- **Task to complete**
Print the material below exactly as it stands, please, from its first line to the line holding "Rate (per yr)</text>", with no pictures.

- **Information supplied**
↓↓↓

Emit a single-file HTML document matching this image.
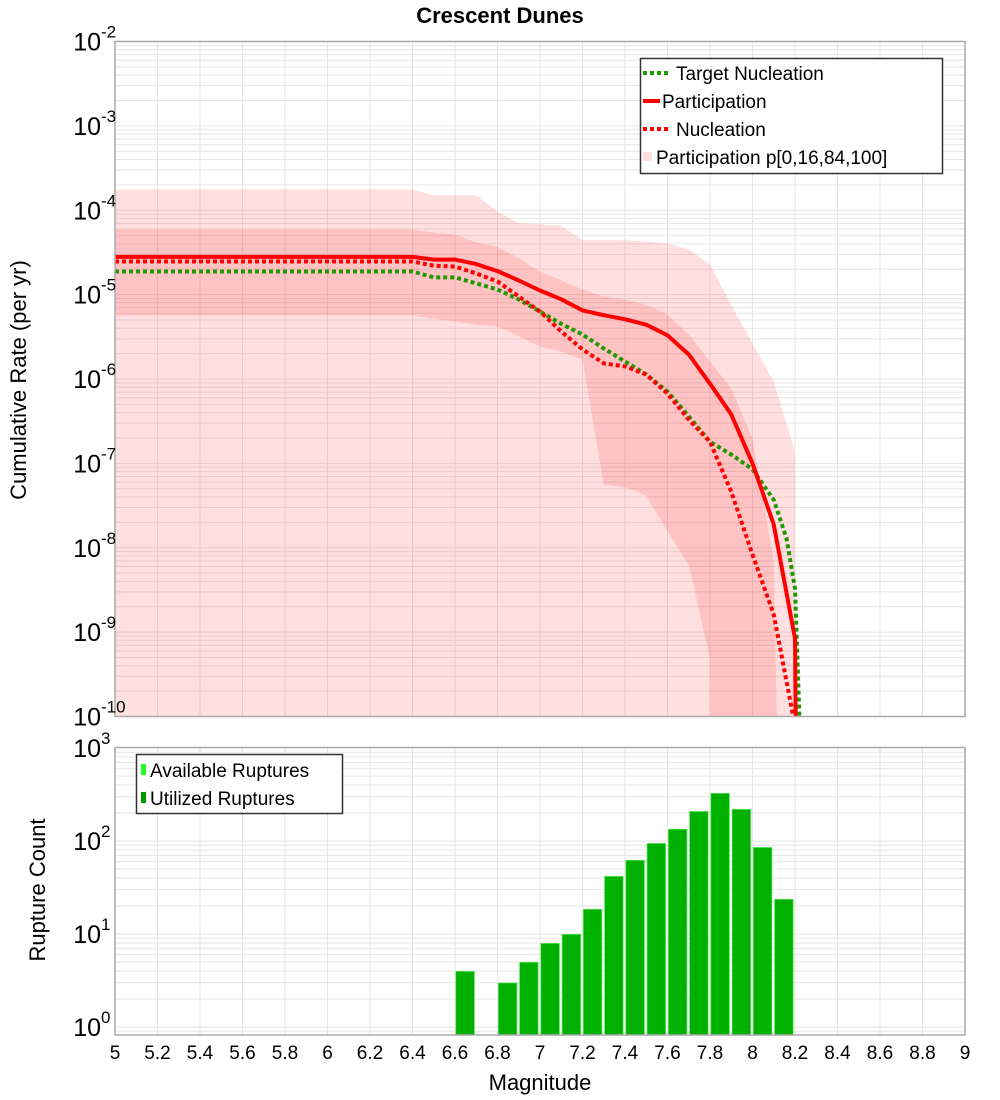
<!DOCTYPE html>
<html><head><meta charset="utf-8"><style>
html,body{margin:0;padding:0;background:#fff;}
svg{display:block;font-family:"Liberation Sans","DejaVu Sans",sans-serif;}
</style></head><body>
<svg id="chart" width="1000" height="1100" viewBox="0 0 1000 1100" xmlns="http://www.w3.org/2000/svg">
<defs>
<clipPath id="clipTop"><rect x="115" y="41.5" width="850" height="675"/></clipPath>
<clipPath id="clipBot"><rect x="115" y="747.5" width="850" height="287.5"/></clipPath>
</defs>
<rect width="1000" height="1100" fill="#fff"/>
<text x="500" y="23" text-anchor="middle" font-size="22" font-weight="bold">Crescent Dunes</text>
<g id="topGrid"></g>
<g id="topBands" clip-path="url(#clipTop)"></g>
<g id="topLines" clip-path="url(#clipTop)"></g>
<rect x="115" y="41.5" width="850" height="675" fill="none" stroke="#aaa" stroke-width="1.5"/>
<g id="topYLabels"></g>
<text transform="translate(26,380) rotate(-90)" text-anchor="middle" font-size="22">Cumulative Rate (per yr)</text>

<g>
<rect x="640.5" y="58.5" width="302" height="115" fill="#fff" stroke="#333" stroke-width="1.5"/>
<line x1="643" y1="73" x2="669" y2="73" stroke="#1d9a00" stroke-width="4" stroke-dasharray="4,3"/>
<text x="676" y="80" font-size="19">Target Nucleation</text>
<line x1="643" y1="101" x2="660" y2="101" stroke="#f00" stroke-width="4"/>
<text x="662" y="108" font-size="19">Participation</text>
<line x1="643" y1="129" x2="669" y2="129" stroke="#f00" stroke-width="4" stroke-dasharray="4,3"/>
<text x="676" y="136" font-size="19">Nucleation</text>
<rect x="643" y="152" width="9" height="9" fill="#ffdfe0"/>
<text x="656" y="164" font-size="19">Participation p[0,16,84,100]</text>
</g>

<g id="botGrid"></g>
<g id="botBars" clip-path="url(#clipBot)"></g>
<rect x="115" y="747.5" width="850" height="287.5" fill="none" stroke="#aaa" stroke-width="1.5"/>
<g id="botYLabels"></g>
<g id="xLabels"></g>
<text transform="translate(45,890) rotate(-90)" text-anchor="middle" font-size="22">Rupture Count</text>
<text x="540" y="1090" text-anchor="middle" font-size="22">Magnitude</text>

<g>
<rect x="136.5" y="754.5" width="206" height="59" fill="#fff" stroke="#333" stroke-width="1.5"/>
<rect x="141" y="764" width="5" height="11" fill="#22ff22"/>
<text x="150" y="777" font-size="19">Available Ruptures</text>
<rect x="141" y="792" width="5" height="11" fill="#009900"/>
<text x="150" y="805" font-size="19">Utilized Ruptures</text>
</g>
</svg>
<script>
// ---- data ----
const flatMags = [5.0, 6.4];
const stepMags = [6.5,6.6,6.7,6.8,6.9,7.0,7.1,7.2,7.3,7.4,7.5,7.6,7.7,7.8,7.9,8.0,8.1,8.2];

const partMags = [5.0,6.4,6.5,6.6,6.7,6.8,6.9,7.0,7.1,7.2,7.3,7.4,7.5,7.6,7.7,7.8,7.9,8.0,8.1,8.2,8.21];
const partVals = [2.8e-5,2.8e-5,2.6e-5,2.6e-5,2.3e-5,1.9e-5,1.47e-5,1.12e-5,8.8e-6,6.5e-6,5.7e-6,5.1e-6,4.4e-6,3.3e-6,1.95e-6,8.8e-7,3.8e-7,1.0e-7,1.89e-8,8.4e-10,1e-12];

const nuclMags = [5.0,6.4,6.5,6.6,6.7,6.8,6.9,7.0,7.1,7.2,7.3,7.4,7.5,7.6,7.7,7.8,7.9,8.0,8.1,8.19,8.2];
const nuclVals = [2.47e-5,2.47e-5,2.2e-5,2.15e-5,1.78e-5,1.43e-5,9.5e-6,6.3e-6,3.66e-6,2.24e-6,1.53e-6,1.41e-6,1.13e-6,6.7e-7,3.3e-7,1.8e-7,4.6e-8,8.3e-9,1.62e-9,1.05e-10,1e-12];

const targetMags = [5.0,6.4,6.5,6.6,6.7,6.8,6.9,7.0,7.1,7.2,7.3,7.4,7.5,7.6,7.7,7.8,7.9,8.0,8.1,8.16,8.2,8.21,8.22,8.23];
const targetVals = [1.88e-5,1.88e-5,1.6e-5,1.6e-5,1.36e-5,1.15e-5,8.75e-6,6.3e-6,4.5e-6,3.37e-6,2.3e-6,1.61e-6,1.13e-6,7.1e-7,3.6e-7,1.8e-7,1.27e-7,8.5e-8,3.7e-8,1.29e-8,3.3e-9,6.4e-10,1.06e-10,1e-12];

const p100Mags = [5.0,6.4,6.5,6.6,6.7,6.8,6.9,7.0,7.1,7.2,7.3,7.4,7.5,7.6,7.7,7.8,7.9,8.0,8.1,8.2,8.201];
const p100Vals = [1.76e-4,1.76e-4,1.5e-4,1.5e-4,1.5e-4,9.66e-5,7.0e-5,6.8e-5,6.6e-5,4.4e-5,4.4e-5,4.4e-5,4.26e-5,4.04e-5,3.43e-5,2.28e-5,7.6e-6,2.64e-6,9.3e-7,1.38e-7,1e-12];
const p0Mags = [5.0,8.201];
const p0Vals = [1e-12,1e-12];

const p84Mags = [5.0,6.4,6.5,6.6,6.7,6.8,6.9,7.0,7.1,7.2,7.3,7.4,7.5,7.6,7.7,7.8,7.9,8.0,8.1,8.13];
const p84Vals = [5.9e-5,5.9e-5,5.45e-5,5.16e-5,4.15e-5,3.7e-5,2.68e-5,1.88e-5,1.47e-5,1.15e-5,9.5e-6,8.75e-6,7.6e-6,5.8e-6,3.37e-6,1.61e-6,7.7e-7,1.97e-7,6.9e-9,1e-12];
const p16Mags = [5.0,6.4,6.5,6.6,6.7,6.8,6.9,7.0,7.1,7.2,7.3,7.4,7.5,7.6,7.7,7.8,7.81];
const p16Vals = [5.66e-6,5.66e-6,5.2e-6,4.8e-6,4.4e-6,4.2e-6,3.2e-6,2.43e-6,2.1e-6,1.7e-6,5.6e-8,5.2e-8,4.16e-8,1.56e-8,6.3e-9,4.9e-10,1e-12];

const barMags = [6.6,6.8,6.9,7.0,7.1,7.2,7.3,7.4,7.5,7.6,7.7,7.8,7.9,8.0,8.1];
const availableCounts = [4,3,5,8,10,18.6,42,62.5,95,135,210,328,221,86,23.8];
const utilizedCounts = [4,3,5,8,10,18.6,42,62.5,95,135,210,328,221,86,23.8];

const xTicks = [5,5.2,5.4,5.6,5.8,6,6.2,6.4,6.6,6.8,7,7.2,7.4,7.6,7.8,8,8.2,8.4,8.6,8.8,9];
const xTickLabels = ["5","5.2","5.4","5.6","5.8","6","6.2","6.4","6.6","6.8","7","7.2","7.4","7.6","7.8","8","8.2","8.4","8.6","8.8","9"];
const topDecades = [-2,-3,-4,-5,-6,-7,-8,-9,-10];
const botDecades = [3,2,1,0];

// ---- axes ----
const NS = 'http://www.w3.org/2000/svg';
const X0 = 115, X1 = 965, MMIN = 5, MMAX = 9;
function xScale(m){ return X0 + (m - MMIN) * (X1 - X0) / (MMAX - MMIN); }
const TOPY = 41.5, TOPDEC = 84.375;
function yTop(v){ return TOPY + (-2 - Math.log10(v)) * TOPDEC; }
const BOTY = 748, BOTDEC = 93;
function yBot(v){ return BOTY + (3 - Math.log10(v)) * BOTDEC; }
function mk(tag, attrs, parent){ const e = document.createElementNS(NS, tag); for (const k in attrs) e.setAttribute(k, attrs[k]); parent.appendChild(e); return e; }

// grids
const tg = document.getElementById('topGrid');
for (let d = -10; d < -2; d++) {
  for (let k = 1; k <= 9; k++) {
    const y = yTop(k * Math.pow(10, d));
    if (y < TOPY || y > 716.5) continue;
    const l = mk('line', {x1: X0, x2: X1, y1: y, y2: y, stroke: '#e6e6e6', 'stroke-width': 1}, tg);
    
    
  }
}
const bg = document.getElementById('botGrid');
for (let d = -1; d < 3; d++) {
  for (let k = 1; k <= 9; k++) {
    const y = yBot(k * Math.pow(10, d));
    if (y < 747.5 || y > 1035) continue;
    const l = mk('line', {x1: X0, x2: X1, y1: y, y2: y, stroke: '#e6e6e6', 'stroke-width': 1}, bg);
    
    
  }
}
xTicks.forEach(m => {
  const x = xScale(m);
  const a = mk('line', {x1: x, x2: x, y1: TOPY, y2: 716.5, stroke: '#e6e6e6', 'stroke-width': 1}, tg);
  
  
  const b = mk('line', {x1: x, x2: x, y1: 747.5, y2: 1035, stroke: '#e6e6e6', 'stroke-width': 1}, bg);
  
  
});

// labels
function powLabel(parent, xRight, yc, exp, name){
  const t = mk('text', {x: xRight - 14, y: yc + 9, 'text-anchor': 'end', 'font-size': 25}, parent);
  t.textContent = '10';
  
  
  const s = mk('text', {x: xRight - 14, y: yc - 4, 'text-anchor': 'start', 'font-size': 17}, parent);
  s.textContent = String(exp);
  
  
}
const tyl = document.getElementById('topYLabels');
topDecades.forEach(d => powLabel(tyl, 115, yTop(Math.pow(10, d)), d, 'top-y-tick-label'));
const byl = document.getElementById('botYLabels');
botDecades.forEach(d => powLabel(byl, 115, yBot(Math.pow(10, d)), d, 'bottom-y-tick-label'));
const xl = document.getElementById('xLabels');
xTicks.forEach((m, i) => {
  const t = mk('text', {x: xScale(m), y: 1059, 'text-anchor': 'middle', 'font-size': 19}, xl);
  t.textContent = xTickLabels[i];
  
  
});

// bands
function bandPath(upM, upV, loM, loV){
  let d = '';
  upM.forEach((m, i) => { d += (i ? 'L' : 'M') + xScale(m).toFixed(1) + ',' + Math.min(yTop(upV[i]), 2000).toFixed(1); });
  for (let i = loM.length - 1; i >= 0; i--) d += 'L' + xScale(loM[i]).toFixed(1) + ',' + Math.min(yTop(loV[i]), 2000).toFixed(1);
  return d + 'Z';
}
const tb = document.getElementById('topBands');
const outer = mk('path', {d: bandPath(p100Mags, p100Vals, p0Mags, p0Vals), fill: 'rgba(255,0,0,0.125)'}, tb);


const inner = mk('path', {d: bandPath(p84Mags, p84Vals, p16Mags, p16Vals), fill: 'rgba(255,0,0,0.125)'}, tb);



// lines
function linePts(ms, vs){ return ms.map((m, i) => xScale(m).toFixed(1) + ',' + Math.min(yTop(vs[i]), 2000).toFixed(1)).join(' '); }
const tl = document.getElementById('topLines');
const tgt = mk('polyline', {points: linePts(targetMags, targetVals), fill: 'none', stroke: '#1d9a00', 'stroke-width': 4, 'stroke-dasharray': '4,3'}, tl);


const nuc = mk('polyline', {points: linePts(nuclMags, nuclVals), fill: 'none', stroke: '#f00', 'stroke-width': 4, 'stroke-dasharray': '4,3'}, tl);


const par = mk('polyline', {points: linePts(partMags, partVals), fill: 'none', stroke: '#f00', 'stroke-width': 4, 'stroke-linejoin': 'round'}, tl);



// bars
const bb = document.getElementById('botBars');
barMags.forEach((m, i) => {
  const x = xScale(m) + 0.5, w = xScale(m + 0.1) - xScale(m) - 2;
  const ya = yBot(availableCounts[i]);
  const a = mk('rect', {x: x, y: ya, width: w, height: 1040 - ya, fill: '#55ee55'}, bb);
  
  
  const yu = yBot(utilizedCounts[i]);
  const u = mk('rect', {x: x + 0.7, y: yu + 0.7, width: w - 1.4, height: 1040 - yu, fill: '#00b000'}, bb);
  
  
});
</script>
</body></html>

↑↑↑

- **Problem solution**
Emit a single-file HTML document matching this image.
<!DOCTYPE html>
<html><head><meta charset="utf-8"><style>
html,body{margin:0;padding:0;background:#fff;}
svg{display:block;font-family:"Liberation Sans","DejaVu Sans",sans-serif;}
</style></head><body>
<svg id="chart" width="1000" height="1100" viewBox="0 0 1000 1100" xmlns="http://www.w3.org/2000/svg">
<defs>
<clipPath id="clipTop"><rect x="115" y="41.5" width="850" height="675"/></clipPath>
<clipPath id="clipBot"><rect x="115" y="747.5" width="850" height="287.5"/></clipPath>
</defs>
<rect width="1000" height="1100" fill="#fff"/>
<text x="500" y="23" text-anchor="middle" font-size="22" font-weight="bold">Crescent Dunes</text>
<g id="topGrid"></g>
<g id="topBands" clip-path="url(#clipTop)"></g>
<g id="topLines" clip-path="url(#clipTop)"></g>
<rect x="115" y="41.5" width="850" height="675" fill="none" stroke="#aaa" stroke-width="1.5"/>
<g id="topYLabels"></g>
<text transform="translate(26,380) rotate(-90)" text-anchor="middle" font-size="22">Cumulative Rate (per yr)</text>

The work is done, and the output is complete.